* _Given instruction_: Skipping all pictures, set down the lines of the listing from the first through the one with "87.5, 88.5, 89.5]".

* _Dataset content_:

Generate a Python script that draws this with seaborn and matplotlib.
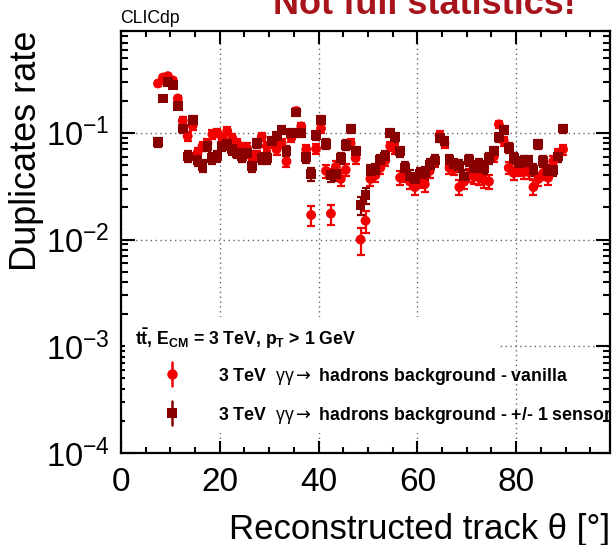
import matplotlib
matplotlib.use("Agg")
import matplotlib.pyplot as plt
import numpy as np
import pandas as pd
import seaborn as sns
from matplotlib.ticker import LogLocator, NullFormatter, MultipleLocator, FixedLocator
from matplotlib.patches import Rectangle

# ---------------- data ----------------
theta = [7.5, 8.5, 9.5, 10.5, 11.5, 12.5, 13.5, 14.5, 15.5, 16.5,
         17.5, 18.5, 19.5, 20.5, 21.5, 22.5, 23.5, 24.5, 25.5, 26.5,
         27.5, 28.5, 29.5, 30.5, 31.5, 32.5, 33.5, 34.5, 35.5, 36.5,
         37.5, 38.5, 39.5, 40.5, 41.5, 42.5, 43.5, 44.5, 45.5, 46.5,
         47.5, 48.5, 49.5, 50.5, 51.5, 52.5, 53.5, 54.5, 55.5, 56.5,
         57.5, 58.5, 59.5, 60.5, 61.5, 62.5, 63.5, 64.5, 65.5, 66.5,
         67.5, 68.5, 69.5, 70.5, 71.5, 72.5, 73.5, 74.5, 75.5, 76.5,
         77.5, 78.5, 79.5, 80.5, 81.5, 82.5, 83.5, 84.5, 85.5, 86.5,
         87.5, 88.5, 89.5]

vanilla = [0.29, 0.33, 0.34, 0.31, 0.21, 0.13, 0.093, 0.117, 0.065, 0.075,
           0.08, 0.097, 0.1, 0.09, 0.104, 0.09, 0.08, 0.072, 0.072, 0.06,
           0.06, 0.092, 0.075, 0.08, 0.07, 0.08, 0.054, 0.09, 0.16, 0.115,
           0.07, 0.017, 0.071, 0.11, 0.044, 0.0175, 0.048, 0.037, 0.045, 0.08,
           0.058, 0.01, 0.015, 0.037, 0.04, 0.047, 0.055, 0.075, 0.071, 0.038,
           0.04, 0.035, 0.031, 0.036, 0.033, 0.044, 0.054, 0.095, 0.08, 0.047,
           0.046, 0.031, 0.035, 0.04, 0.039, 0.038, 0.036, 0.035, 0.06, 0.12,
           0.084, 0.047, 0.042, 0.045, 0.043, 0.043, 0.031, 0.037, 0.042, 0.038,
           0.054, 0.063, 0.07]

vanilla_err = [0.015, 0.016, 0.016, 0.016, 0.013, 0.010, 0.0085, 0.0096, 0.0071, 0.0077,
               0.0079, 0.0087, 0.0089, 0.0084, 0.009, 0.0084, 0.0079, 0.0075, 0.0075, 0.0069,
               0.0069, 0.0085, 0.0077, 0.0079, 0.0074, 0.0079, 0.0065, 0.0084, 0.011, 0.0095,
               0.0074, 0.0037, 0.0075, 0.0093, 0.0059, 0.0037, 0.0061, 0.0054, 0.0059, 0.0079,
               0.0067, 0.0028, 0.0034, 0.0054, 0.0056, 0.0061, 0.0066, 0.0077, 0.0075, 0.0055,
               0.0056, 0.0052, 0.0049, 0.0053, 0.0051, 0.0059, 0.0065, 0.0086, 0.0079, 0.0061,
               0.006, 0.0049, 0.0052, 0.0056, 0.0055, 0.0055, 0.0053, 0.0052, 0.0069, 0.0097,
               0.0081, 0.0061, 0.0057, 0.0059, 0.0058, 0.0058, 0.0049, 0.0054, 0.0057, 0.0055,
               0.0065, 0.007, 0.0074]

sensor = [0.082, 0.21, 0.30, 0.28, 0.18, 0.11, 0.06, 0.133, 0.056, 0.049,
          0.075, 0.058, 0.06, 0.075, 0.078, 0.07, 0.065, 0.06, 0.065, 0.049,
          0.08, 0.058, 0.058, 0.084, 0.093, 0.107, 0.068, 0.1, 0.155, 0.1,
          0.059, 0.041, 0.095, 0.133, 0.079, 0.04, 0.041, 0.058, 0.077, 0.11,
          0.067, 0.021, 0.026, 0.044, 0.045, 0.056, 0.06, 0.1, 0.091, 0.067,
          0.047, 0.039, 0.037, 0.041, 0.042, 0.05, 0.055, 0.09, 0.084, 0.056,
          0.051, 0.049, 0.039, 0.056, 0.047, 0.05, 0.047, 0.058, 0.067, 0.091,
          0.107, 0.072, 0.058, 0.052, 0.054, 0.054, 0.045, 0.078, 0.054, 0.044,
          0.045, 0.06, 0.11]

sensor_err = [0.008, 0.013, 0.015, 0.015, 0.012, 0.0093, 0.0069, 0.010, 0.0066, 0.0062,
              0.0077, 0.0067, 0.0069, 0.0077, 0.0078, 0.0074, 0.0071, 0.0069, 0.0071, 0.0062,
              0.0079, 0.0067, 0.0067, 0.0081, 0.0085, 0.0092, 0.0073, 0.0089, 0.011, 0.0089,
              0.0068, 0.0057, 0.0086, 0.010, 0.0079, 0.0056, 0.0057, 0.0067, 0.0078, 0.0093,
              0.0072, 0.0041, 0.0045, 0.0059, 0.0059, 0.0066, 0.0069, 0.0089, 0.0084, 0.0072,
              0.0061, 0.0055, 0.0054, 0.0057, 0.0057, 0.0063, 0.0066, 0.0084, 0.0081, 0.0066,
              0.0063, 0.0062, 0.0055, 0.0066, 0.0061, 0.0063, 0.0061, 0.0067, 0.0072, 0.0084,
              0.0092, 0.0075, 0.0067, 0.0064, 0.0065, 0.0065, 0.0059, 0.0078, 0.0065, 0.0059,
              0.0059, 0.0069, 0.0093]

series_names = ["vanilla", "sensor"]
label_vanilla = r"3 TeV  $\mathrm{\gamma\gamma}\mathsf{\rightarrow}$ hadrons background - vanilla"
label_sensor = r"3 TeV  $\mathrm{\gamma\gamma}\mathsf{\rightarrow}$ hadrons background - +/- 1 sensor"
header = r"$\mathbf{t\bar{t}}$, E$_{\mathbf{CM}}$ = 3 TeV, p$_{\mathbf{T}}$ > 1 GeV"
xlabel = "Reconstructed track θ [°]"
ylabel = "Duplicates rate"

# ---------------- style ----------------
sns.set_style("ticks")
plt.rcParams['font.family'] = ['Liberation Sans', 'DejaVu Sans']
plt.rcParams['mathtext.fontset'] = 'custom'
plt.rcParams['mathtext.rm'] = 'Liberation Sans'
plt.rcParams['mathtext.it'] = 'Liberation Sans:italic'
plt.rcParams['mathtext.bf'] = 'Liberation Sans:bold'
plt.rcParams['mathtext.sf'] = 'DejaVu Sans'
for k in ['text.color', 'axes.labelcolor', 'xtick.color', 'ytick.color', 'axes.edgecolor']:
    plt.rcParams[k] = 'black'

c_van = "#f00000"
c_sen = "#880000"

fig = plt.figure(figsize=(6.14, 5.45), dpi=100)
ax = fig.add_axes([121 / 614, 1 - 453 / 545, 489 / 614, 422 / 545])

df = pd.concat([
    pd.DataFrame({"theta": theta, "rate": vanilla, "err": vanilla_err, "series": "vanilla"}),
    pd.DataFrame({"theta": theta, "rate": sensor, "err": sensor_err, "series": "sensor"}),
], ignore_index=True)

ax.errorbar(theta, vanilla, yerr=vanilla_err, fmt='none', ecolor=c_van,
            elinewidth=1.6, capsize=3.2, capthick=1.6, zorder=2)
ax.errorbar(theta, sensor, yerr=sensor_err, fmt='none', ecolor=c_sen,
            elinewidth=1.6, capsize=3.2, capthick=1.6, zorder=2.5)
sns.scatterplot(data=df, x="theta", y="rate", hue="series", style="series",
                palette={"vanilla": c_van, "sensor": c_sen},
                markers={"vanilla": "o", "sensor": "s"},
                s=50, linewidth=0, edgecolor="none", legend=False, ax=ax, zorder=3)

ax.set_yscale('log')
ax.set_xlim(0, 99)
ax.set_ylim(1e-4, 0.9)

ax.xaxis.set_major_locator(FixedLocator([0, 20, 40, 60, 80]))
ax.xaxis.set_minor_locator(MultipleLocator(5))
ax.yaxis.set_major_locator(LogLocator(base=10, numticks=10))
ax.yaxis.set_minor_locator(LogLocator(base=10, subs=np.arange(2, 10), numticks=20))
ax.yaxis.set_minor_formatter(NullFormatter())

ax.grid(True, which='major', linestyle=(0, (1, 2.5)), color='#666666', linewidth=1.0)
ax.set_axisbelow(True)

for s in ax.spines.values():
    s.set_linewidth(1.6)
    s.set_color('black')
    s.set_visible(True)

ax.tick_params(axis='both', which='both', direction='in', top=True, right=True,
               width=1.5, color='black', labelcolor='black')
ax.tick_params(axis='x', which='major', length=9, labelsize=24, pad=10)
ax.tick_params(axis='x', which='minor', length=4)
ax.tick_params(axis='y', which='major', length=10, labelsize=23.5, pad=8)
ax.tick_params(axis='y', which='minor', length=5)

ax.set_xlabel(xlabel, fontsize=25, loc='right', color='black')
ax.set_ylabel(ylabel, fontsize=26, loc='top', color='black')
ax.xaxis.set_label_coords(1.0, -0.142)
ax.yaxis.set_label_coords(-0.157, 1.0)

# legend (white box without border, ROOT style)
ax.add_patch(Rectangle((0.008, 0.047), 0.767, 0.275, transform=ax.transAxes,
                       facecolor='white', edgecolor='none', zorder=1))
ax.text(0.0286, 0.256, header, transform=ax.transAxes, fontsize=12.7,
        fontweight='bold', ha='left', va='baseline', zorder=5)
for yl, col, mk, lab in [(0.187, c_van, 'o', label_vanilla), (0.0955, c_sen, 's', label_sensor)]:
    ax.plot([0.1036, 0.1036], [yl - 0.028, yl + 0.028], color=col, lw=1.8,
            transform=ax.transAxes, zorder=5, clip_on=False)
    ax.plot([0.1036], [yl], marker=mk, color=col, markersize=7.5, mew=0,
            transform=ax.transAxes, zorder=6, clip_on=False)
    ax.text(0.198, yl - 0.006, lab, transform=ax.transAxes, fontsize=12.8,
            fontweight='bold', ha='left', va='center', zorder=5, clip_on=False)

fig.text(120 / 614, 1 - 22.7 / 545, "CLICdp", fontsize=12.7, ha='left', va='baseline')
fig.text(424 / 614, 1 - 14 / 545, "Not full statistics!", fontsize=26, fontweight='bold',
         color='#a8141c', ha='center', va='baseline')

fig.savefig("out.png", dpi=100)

* _Result of this task_:
Generate a Python script that draws this with seaborn and matplotlib.
import matplotlib
matplotlib.use("Agg")
import matplotlib.pyplot as plt
import numpy as np
import pandas as pd
import seaborn as sns
from matplotlib.ticker import LogLocator, NullFormatter, MultipleLocator, FixedLocator
from matplotlib.patches import Rectangle

# ---------------- data ----------------
theta = [7.5, 8.5, 9.5, 10.5, 11.5, 12.5, 13.5, 14.5, 15.5, 16.5,
         17.5, 18.5, 19.5, 20.5, 21.5, 22.5, 23.5, 24.5, 25.5, 26.5,
         27.5, 28.5, 29.5, 30.5, 31.5, 32.5, 33.5, 34.5, 35.5, 36.5,
         37.5, 38.5, 39.5, 40.5, 41.5, 42.5, 43.5, 44.5, 45.5, 46.5,
         47.5, 48.5, 49.5, 50.5, 51.5, 52.5, 53.5, 54.5, 55.5, 56.5,
         57.5, 58.5, 59.5, 60.5, 61.5, 62.5, 63.5, 64.5, 65.5, 66.5,
         67.5, 68.5, 69.5, 70.5, 71.5, 72.5, 73.5, 74.5, 75.5, 76.5,
         77.5, 78.5, 79.5, 80.5, 81.5, 82.5, 83.5, 84.5, 85.5, 86.5,
         87.5, 88.5, 89.5]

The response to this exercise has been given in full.